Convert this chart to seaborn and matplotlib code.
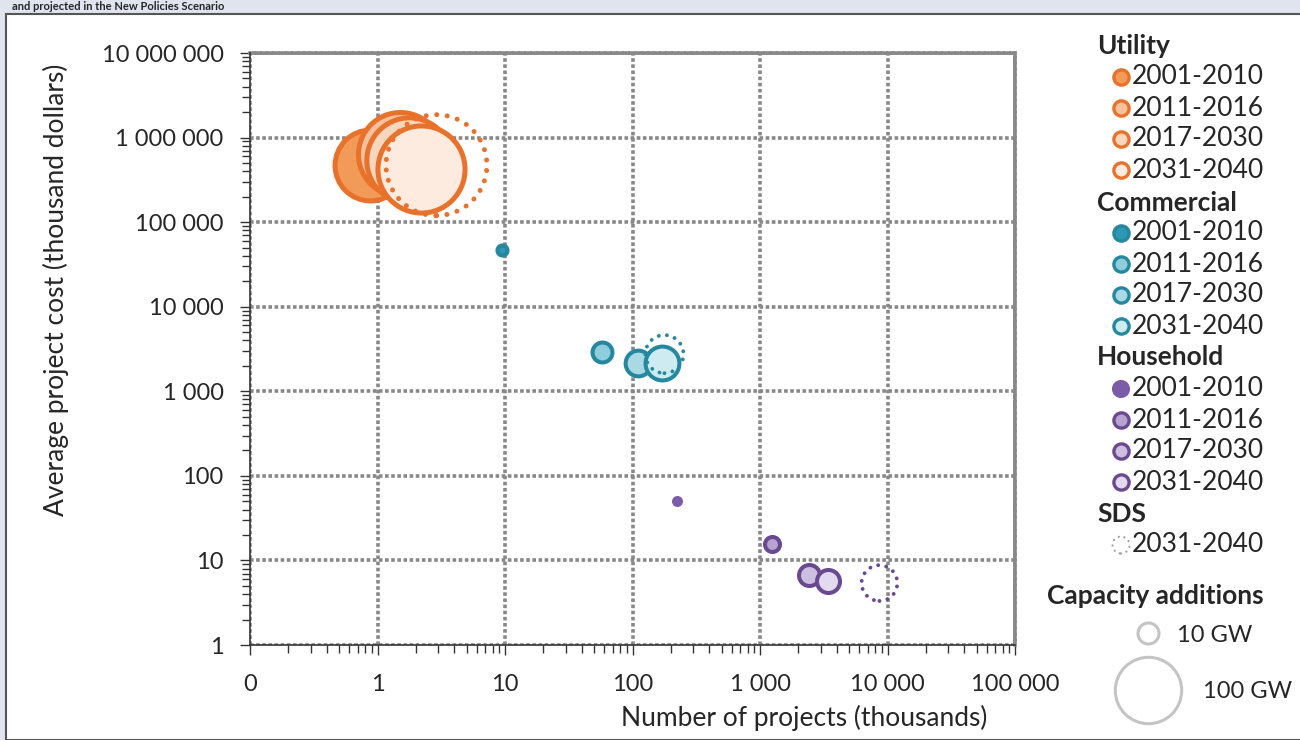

===============

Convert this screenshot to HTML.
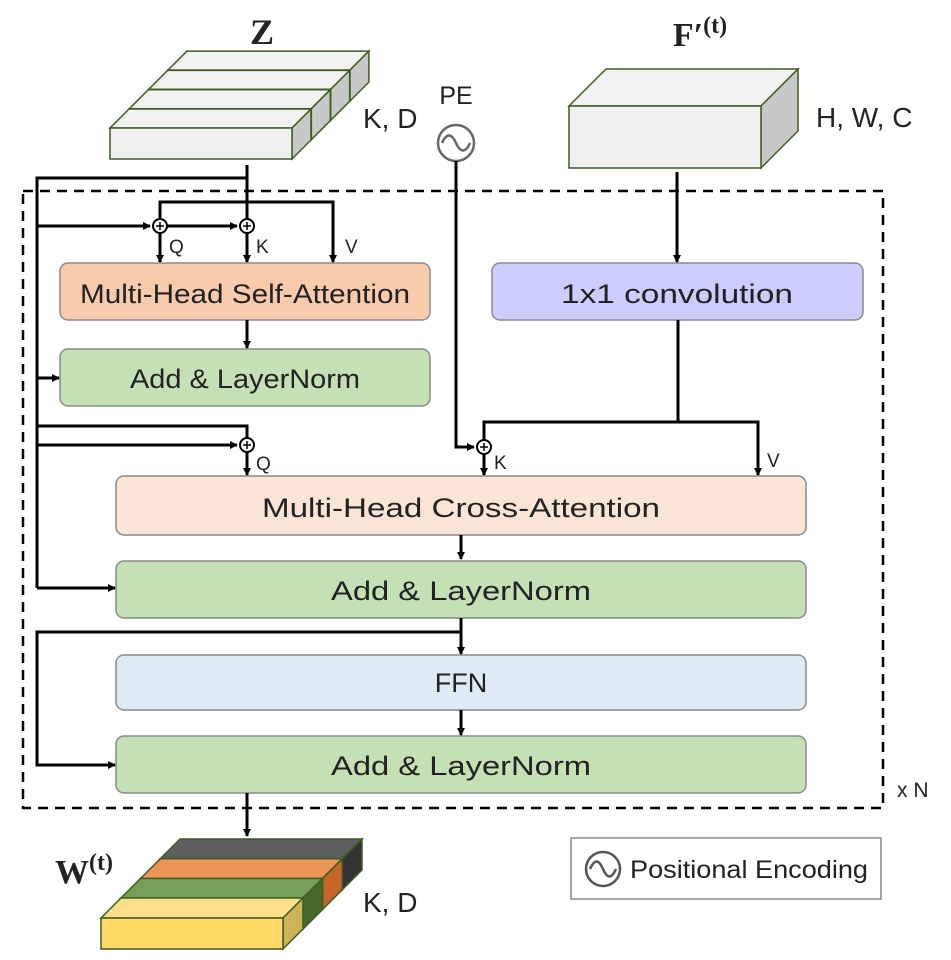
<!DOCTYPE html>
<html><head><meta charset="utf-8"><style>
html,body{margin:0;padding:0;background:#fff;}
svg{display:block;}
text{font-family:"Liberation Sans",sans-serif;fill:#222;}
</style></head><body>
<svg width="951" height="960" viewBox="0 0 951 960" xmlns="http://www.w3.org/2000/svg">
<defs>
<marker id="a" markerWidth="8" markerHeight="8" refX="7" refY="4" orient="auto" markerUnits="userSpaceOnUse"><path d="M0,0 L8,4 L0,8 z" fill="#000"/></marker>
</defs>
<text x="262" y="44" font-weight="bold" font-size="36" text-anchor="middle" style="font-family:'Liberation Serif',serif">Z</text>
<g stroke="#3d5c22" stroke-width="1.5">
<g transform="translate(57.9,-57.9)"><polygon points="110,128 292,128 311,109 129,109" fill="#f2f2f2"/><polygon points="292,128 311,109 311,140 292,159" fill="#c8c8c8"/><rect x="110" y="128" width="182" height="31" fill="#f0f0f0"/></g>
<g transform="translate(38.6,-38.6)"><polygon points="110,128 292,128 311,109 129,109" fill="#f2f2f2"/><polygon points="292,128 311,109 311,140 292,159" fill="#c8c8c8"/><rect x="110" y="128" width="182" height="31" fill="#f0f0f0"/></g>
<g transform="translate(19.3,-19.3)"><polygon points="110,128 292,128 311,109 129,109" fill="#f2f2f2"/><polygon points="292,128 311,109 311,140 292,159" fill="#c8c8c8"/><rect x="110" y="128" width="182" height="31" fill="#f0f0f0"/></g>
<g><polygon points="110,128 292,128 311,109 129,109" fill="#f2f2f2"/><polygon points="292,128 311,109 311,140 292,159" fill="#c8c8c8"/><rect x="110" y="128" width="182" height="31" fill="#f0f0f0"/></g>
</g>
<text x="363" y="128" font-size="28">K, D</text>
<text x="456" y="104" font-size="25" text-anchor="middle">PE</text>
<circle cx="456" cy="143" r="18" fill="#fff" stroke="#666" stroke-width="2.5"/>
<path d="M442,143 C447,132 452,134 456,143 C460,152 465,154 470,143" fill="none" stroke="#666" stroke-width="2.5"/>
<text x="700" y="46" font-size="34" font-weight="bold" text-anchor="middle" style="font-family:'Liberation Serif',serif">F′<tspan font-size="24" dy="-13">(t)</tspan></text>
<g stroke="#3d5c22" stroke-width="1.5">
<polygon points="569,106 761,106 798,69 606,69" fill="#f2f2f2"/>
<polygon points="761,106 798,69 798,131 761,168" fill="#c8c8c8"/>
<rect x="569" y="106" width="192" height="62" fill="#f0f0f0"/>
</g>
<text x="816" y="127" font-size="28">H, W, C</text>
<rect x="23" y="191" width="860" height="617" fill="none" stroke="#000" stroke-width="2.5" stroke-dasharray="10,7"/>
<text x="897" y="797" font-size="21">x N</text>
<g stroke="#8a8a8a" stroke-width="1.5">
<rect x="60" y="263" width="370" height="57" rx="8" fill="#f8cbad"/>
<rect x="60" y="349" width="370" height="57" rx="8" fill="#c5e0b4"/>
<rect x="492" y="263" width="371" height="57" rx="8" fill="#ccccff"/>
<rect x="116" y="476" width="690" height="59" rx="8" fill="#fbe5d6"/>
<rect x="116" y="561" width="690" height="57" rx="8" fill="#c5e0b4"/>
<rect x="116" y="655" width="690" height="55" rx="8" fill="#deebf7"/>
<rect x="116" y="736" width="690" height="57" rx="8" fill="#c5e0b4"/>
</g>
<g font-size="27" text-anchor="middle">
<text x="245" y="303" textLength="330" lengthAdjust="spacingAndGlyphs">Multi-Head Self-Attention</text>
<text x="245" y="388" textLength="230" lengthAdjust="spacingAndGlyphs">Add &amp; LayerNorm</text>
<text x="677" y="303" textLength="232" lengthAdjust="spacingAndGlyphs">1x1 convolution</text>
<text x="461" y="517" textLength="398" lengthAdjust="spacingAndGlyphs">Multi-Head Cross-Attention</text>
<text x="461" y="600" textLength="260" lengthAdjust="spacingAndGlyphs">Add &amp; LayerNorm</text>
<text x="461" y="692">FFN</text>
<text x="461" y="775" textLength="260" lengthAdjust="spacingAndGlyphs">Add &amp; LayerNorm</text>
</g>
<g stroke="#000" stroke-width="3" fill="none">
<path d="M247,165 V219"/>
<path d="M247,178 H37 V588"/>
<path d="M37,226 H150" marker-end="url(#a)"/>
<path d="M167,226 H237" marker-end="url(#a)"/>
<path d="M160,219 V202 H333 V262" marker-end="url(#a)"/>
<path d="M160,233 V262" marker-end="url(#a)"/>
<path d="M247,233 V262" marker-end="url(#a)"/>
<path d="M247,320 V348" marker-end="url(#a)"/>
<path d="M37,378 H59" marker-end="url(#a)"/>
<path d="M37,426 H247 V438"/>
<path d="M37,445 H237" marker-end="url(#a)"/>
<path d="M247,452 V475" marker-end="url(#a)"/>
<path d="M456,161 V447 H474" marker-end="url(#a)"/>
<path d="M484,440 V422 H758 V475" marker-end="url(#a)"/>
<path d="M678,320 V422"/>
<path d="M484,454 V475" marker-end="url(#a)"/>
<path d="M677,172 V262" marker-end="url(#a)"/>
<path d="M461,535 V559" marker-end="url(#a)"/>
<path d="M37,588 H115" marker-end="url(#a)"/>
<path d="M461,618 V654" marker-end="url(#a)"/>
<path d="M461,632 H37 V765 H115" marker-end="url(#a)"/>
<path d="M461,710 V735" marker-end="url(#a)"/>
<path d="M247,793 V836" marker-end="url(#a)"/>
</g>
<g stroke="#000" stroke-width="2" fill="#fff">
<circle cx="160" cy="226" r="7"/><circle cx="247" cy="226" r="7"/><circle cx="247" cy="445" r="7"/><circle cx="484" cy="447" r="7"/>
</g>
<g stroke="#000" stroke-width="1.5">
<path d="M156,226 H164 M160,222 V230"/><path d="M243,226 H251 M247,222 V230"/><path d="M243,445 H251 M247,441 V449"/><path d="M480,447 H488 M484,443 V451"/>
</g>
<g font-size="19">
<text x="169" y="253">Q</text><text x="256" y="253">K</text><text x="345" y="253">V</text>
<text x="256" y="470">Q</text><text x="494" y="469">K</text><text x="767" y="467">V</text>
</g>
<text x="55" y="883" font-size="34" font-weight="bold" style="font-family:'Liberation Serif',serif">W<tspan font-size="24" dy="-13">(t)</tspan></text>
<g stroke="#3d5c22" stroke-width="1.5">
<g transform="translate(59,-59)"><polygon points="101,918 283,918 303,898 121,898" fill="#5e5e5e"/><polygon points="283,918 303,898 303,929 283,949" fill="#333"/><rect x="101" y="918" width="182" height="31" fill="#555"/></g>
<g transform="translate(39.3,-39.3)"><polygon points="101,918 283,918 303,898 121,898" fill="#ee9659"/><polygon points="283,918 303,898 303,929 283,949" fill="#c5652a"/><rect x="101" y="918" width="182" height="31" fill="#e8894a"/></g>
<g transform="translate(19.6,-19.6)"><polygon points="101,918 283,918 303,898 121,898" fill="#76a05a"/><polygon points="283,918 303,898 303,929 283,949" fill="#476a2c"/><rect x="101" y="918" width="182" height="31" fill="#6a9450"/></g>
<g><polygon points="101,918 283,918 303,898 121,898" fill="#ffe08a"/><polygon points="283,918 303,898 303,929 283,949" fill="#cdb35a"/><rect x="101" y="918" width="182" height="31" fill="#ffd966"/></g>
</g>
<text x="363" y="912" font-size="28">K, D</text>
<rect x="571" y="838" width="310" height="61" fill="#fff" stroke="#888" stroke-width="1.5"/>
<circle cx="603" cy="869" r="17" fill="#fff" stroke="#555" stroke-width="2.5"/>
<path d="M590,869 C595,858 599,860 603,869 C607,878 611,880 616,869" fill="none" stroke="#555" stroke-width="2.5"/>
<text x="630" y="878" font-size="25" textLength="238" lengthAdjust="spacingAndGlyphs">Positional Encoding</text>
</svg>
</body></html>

===============

#### [The exercise]
Show every line from the entries above in which the word "Convert" appears.

#### [Result for this task]
Convert this chart to seaborn and matplotlib code.
Convert this screenshot to HTML.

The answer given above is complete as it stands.